I was looking at the single-socket results for what I said above specifically to rule out any NUMA differences: https://blog.min.io/content/images/2020/06/single-socket-per...

That really looks like it's just sorting by memory bandwidth. Particularly with Cascade Lake's results vs. Skylake at the ~10 core number, since there's not really any other major difference between those two.

Being that memory bandwidth constrained, and then not being NUMA aware, is also quite likely why the dual-socket results are a disaster.

redis_mlc · on June 8, 2020

> The cross socket NUMA bandwidth is like a tiny straw.

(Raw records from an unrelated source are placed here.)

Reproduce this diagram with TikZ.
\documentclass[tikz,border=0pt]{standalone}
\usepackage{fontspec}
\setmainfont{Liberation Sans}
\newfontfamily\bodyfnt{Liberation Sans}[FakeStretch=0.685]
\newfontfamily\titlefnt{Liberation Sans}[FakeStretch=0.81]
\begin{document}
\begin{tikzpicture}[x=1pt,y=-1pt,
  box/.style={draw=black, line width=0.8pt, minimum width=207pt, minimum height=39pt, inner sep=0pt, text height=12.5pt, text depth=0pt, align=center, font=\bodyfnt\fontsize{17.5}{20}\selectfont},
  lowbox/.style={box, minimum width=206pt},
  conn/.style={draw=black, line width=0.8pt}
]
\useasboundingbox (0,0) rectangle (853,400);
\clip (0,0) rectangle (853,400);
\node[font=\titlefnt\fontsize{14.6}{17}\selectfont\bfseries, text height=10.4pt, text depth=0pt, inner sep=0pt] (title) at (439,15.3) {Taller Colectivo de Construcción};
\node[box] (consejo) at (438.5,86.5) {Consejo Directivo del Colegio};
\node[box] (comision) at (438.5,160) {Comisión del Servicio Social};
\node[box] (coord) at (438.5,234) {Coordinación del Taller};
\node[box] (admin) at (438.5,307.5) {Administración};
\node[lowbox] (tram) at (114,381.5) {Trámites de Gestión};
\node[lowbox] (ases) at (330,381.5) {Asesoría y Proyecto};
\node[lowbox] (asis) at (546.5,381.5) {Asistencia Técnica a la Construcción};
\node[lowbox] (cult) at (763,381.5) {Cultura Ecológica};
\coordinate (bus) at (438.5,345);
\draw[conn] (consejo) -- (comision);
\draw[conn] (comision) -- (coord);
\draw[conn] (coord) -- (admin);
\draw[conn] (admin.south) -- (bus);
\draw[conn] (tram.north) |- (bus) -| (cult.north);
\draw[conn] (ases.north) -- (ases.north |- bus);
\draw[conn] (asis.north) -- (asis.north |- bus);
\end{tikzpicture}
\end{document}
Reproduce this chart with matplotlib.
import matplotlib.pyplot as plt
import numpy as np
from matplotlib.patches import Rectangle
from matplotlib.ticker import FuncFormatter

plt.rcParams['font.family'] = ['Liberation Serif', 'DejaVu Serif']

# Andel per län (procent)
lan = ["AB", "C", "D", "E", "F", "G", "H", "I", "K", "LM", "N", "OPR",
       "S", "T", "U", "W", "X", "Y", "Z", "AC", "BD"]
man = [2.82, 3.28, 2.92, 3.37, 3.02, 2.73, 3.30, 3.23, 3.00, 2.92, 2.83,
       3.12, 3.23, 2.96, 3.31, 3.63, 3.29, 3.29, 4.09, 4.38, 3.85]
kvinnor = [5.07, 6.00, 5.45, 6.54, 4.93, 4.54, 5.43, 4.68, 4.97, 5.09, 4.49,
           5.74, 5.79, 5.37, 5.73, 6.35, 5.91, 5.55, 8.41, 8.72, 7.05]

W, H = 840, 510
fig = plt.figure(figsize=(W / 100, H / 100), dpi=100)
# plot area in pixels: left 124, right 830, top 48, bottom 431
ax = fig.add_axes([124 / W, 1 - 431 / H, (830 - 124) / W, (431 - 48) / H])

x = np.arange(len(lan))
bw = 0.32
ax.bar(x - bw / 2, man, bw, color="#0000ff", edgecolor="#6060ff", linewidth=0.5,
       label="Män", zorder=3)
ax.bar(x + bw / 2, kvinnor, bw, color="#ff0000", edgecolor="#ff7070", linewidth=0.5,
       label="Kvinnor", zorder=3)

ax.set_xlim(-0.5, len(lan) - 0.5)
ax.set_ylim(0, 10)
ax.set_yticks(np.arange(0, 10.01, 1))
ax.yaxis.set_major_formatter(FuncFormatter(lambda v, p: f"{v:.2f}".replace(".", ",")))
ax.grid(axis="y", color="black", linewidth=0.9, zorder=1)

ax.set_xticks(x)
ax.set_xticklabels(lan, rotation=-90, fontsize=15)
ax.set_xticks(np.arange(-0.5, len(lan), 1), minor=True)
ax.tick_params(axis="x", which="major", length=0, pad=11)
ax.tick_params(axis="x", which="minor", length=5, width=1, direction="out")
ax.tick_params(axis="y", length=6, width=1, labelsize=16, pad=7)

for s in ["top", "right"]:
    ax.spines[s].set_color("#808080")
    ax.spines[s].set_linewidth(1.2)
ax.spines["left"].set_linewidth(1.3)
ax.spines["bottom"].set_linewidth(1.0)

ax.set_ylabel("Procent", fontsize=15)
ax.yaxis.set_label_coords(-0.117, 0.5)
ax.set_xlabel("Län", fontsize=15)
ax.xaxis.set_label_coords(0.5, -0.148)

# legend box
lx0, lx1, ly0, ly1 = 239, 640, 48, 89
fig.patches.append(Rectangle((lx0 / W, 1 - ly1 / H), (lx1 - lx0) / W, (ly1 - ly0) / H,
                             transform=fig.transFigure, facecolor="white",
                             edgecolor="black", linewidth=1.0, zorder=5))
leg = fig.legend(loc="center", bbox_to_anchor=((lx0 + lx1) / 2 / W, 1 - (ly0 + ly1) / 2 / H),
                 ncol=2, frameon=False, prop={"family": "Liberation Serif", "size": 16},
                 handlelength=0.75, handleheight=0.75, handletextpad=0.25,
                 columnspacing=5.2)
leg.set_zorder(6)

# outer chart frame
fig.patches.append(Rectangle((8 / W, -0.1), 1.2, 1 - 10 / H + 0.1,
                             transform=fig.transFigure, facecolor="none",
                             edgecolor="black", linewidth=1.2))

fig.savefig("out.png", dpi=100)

And the Internet is a series of tubes!

StillBored · on June 8, 2020

How about a ballpark.

The unidirectional bandwidth across a two socket system is roughly equal to a single DDR channel. Which is why you see postings on the intel forums about people complaining about their perf falling off a cliff if the hardware decides to flag the directory as requiring cross socket snoop (or whatever its actually doing). So even if you have done a reasonable job keeping your thread+data locally, doing a remote reference, or accidentally running the thread for a short while on the wrong socket can permanently lower the performance. See https://software.intel.com/en-us/forums/software-tuning-perf... for an example about a contented cache line.

Thankfully the latest products are mostly 10.4GT (gold and above) as it appears intel isn't doing as much product segmentation based on UPI link speeds anymore (silver/bronze are still slower though).

https://www.microway.com/knowledge-center-articles/performan...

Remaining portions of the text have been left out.